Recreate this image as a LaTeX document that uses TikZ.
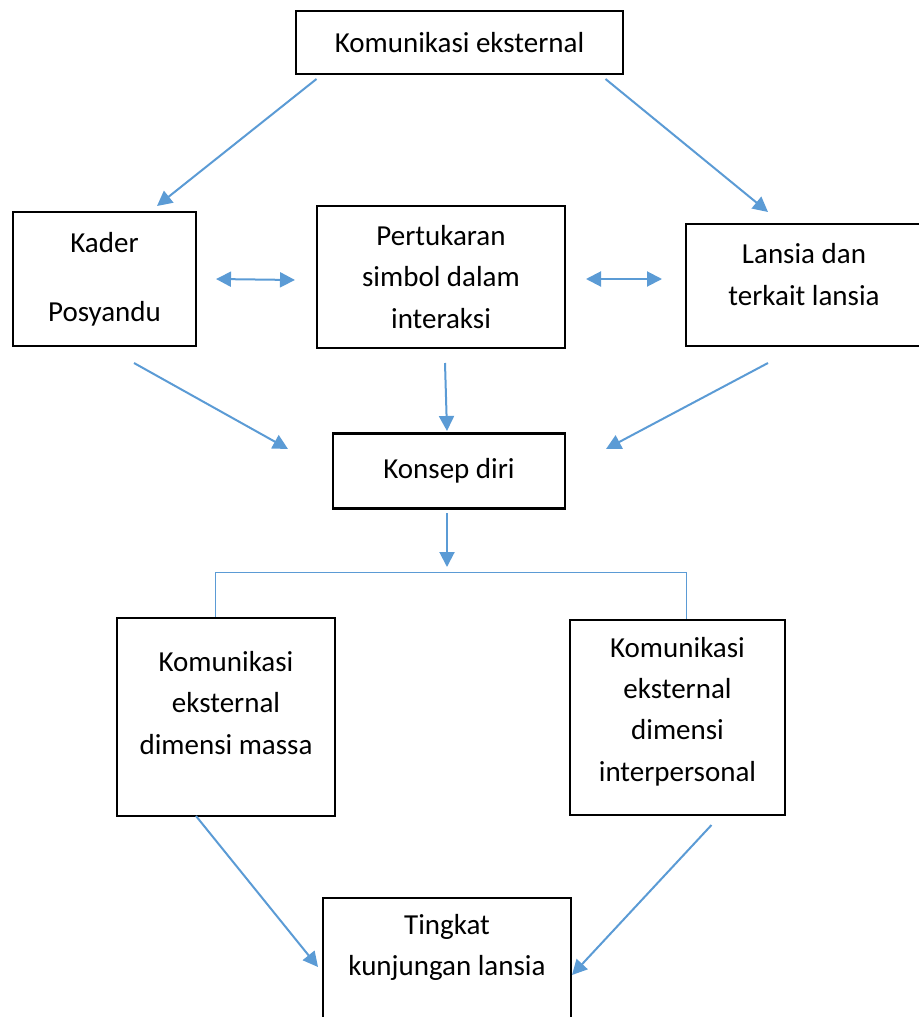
\documentclass[tikz,border=0pt]{standalone}
\usepackage{fontspec}
\setmainfont{Carlito}
\usetikzlibrary{arrows.meta}
\definecolor{arrowblue}{RGB}{91,155,213}

\begin{document}
\begin{tikzpicture}[
    x=0.5pt,
    y=-0.5pt,
    box/.style={
        rectangle,
        draw,
        line width=1.3pt,
        align=center,
        inner sep=0pt,
        font=\fontsize{14.5}{20.7}\selectfont
    },
    txt/.style={
        align=center,
        inner sep=0pt,
        font=\fontsize{14.5}{20.7}\selectfont
    },
    line/.style={
        draw=arrowblue, line width=1pt, -{Triangle[length=7.5pt,width=7.5pt]}
    },
    both/.style={
        draw=arrowblue, line width=1pt, {Triangle[length=7.5pt,width=7.5pt]}-{Triangle[length=7.5pt,width=7.5pt]}
    },
    branch/.style={
        draw=arrowblue, line width=0.5pt
    }
]
\useasboundingbox (0,0) rectangle (919,1017);

% Nodes
\node [box, minimum width=163.5pt, minimum height=31.5pt] (komext) at (459.5,42.5) {Komunikasi eksternal};
\node [box, minimum width=91.5pt, minimum height=67pt] (kader) at (104.5,279) {Kader\\[13.8pt]Posyandu};
\node [box, minimum width=124pt, minimum height=71pt] (pertukaran) at (441,277) {Pertukaran\\simbol dalam\\interaksi};
\node [box, minimum width=118pt, minimum height=61pt,
       label={[txt, yshift=5.25pt]center:Lansia dan\\terkait lansia}] (lansia) at (804,285) {};
\node [box, minimum width=116pt, minimum height=37.5pt] (konsep) at (449,471) {Konsep diri};
\node [box, minimum width=109pt, minimum height=99pt,
       label={[txt, yshift=7pt]center:Komunikasi\\eksternal\\dimensi massa}] (massa) at (226,717) {};
\node [box, minimum width=107.5pt, minimum height=97.5pt,
       label={[txt, yshift=3pt]center:Komunikasi\\eksternal\\dimensi\\interpersonal}] (interpersonal) at (677.5,717.5) {};
\node [box, minimum width=124pt, minimum height=62pt,
       label={[txt, yshift=6.25pt]center:Tingkat\\kunjungan lansia}] (tingkat) at (447,960) {};

% Arrow ends
\coordinate (a1) at (316.5,79);  \coordinate (b1) at (157,206);
\coordinate (a2) at (605.5,79);  \coordinate (b2) at (768,212);
\coordinate (a3) at (216,279);   \coordinate (b3) at (295,280);
\coordinate (a4) at (586,279);   \coordinate (b4) at (662,279);
\coordinate (a5) at (134,363);   \coordinate (b5) at (288,449);
\coordinate (a6) at (445,363);   \coordinate (b6) at (447,431);
\coordinate (a7) at (768,363);   \coordinate (b7) at (606,449);
\coordinate (a8) at (447,513);   \coordinate (b8) at (447,567);
\coordinate (a9) at (196,816);   \coordinate (b9) at (318,967);
\coordinate (a10) at (711.5,825); \coordinate (b10) at (572,975);
\coordinate (bl) at (215,572);   \coordinate (br) at (686,572);

% Arrows
\draw [line] (a1) -- (b1);
\draw [line] (a2) -- (b2);
\draw [both] (a3) -- (b3);
\draw [both] (a4) -- (b4);
\draw [line] (a5) -- (b5);
\draw [line] (a6) -- (b6);
\draw [line] (a7) -- (b7);
\draw [line] (a8) -- (b8);
\draw [branch] (bl |- massa.north) -- (bl) -- (br) -- (br |- interpersonal.north);
\draw [line] (a9) -- (b9);
\draw [line] (a10) -- (b10);

\end{tikzpicture}
\end{document}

###

Problem to solve. Print the data above verbatim from the first line through the line holding "(0,0) rectangle (919,1017);", leaving every picture out.

Reply to the task.
Recreate this image as a LaTeX document that uses TikZ.
\documentclass[tikz,border=0pt]{standalone}
\usepackage{fontspec}
\setmainfont{Carlito}
\usetikzlibrary{arrows.meta}
\definecolor{arrowblue}{RGB}{91,155,213}

\begin{document}
\begin{tikzpicture}[
    x=0.5pt,
    y=-0.5pt,
    box/.style={
        rectangle,
        draw,
        line width=1.3pt,
        align=center,
        inner sep=0pt,
        font=\fontsize{14.5}{20.7}\selectfont
    },
    txt/.style={
        align=center,
        inner sep=0pt,
        font=\fontsize{14.5}{20.7}\selectfont
    },
    line/.style={
        draw=arrowblue, line width=1pt, -{Triangle[length=7.5pt,width=7.5pt]}
    },
    both/.style={
        draw=arrowblue, line width=1pt, {Triangle[length=7.5pt,width=7.5pt]}-{Triangle[length=7.5pt,width=7.5pt]}
    },
    branch/.style={
        draw=arrowblue, line width=0.5pt
    }
]
\useasboundingbox (0,0) rectangle (919,1017);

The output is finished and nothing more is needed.